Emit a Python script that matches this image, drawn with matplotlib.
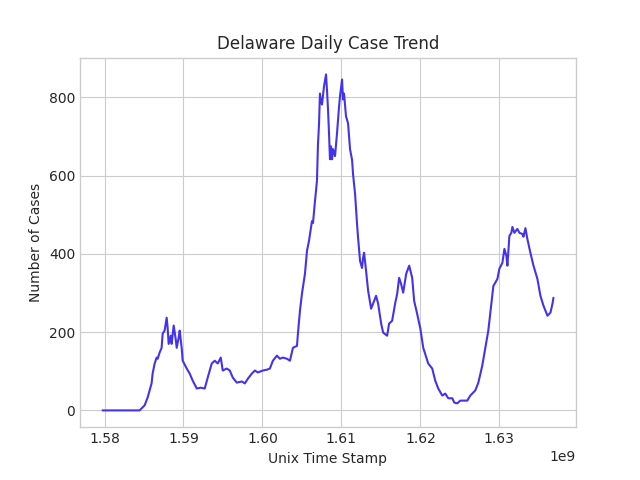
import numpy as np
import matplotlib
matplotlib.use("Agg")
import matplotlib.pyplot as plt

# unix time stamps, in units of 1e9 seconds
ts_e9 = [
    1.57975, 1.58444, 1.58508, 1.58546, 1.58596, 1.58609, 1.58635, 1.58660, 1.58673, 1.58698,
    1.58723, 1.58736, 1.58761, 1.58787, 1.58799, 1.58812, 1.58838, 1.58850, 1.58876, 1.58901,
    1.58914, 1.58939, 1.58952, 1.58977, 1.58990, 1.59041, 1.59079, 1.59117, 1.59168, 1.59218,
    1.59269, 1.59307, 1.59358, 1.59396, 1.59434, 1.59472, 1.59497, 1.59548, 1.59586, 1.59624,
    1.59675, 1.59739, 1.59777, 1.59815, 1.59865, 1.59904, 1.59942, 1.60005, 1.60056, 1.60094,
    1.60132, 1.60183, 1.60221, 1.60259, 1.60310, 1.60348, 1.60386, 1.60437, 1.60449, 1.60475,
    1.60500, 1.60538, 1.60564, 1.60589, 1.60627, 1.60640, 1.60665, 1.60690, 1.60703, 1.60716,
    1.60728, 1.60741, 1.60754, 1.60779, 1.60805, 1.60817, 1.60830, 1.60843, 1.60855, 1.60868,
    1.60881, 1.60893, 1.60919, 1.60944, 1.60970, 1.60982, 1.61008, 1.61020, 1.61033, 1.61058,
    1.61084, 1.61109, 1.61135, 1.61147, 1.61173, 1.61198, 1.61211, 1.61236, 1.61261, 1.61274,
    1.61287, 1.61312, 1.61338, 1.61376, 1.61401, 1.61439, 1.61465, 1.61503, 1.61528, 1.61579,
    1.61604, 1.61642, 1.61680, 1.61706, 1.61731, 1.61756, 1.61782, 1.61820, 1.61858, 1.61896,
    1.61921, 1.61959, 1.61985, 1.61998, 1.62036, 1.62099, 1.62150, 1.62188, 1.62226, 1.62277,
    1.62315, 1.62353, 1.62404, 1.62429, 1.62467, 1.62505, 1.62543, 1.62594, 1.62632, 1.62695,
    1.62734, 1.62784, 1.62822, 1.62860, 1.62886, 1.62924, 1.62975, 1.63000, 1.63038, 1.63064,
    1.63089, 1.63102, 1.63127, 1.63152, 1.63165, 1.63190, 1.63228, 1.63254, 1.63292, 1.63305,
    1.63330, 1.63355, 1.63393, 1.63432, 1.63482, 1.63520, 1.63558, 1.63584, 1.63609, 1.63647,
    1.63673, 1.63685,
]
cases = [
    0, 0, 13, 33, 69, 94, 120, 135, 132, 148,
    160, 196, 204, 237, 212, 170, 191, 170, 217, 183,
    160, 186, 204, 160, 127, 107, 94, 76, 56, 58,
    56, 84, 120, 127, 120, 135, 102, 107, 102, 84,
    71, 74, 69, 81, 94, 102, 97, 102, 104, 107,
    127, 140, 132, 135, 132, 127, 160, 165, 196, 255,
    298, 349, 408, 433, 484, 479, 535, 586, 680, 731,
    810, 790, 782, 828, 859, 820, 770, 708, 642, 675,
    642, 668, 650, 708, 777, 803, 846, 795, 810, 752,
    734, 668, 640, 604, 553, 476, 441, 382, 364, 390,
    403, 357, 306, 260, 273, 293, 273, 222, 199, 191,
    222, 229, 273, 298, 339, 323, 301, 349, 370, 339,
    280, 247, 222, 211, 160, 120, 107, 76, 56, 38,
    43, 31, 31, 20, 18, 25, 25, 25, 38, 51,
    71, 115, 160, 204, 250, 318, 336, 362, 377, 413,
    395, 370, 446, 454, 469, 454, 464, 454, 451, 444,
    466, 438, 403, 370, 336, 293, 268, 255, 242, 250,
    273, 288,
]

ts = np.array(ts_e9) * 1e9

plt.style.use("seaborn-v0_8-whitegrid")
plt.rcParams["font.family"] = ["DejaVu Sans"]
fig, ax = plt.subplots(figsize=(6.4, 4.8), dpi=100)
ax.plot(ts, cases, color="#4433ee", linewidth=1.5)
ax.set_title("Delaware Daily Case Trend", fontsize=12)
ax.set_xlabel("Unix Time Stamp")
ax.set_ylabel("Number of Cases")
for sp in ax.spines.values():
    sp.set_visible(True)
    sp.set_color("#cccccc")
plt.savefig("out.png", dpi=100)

**GIVEN PROBLEM**:
Quote, please, every line of the material above from its start through the line that has "import matplotlib.pyplot as plt", reproducing the words exactly and dropping any images.

**RESPONSE**:
Emit a Python script that matches this image, drawn with matplotlib.
import numpy as np
import matplotlib
matplotlib.use("Agg")
import matplotlib.pyplot as plt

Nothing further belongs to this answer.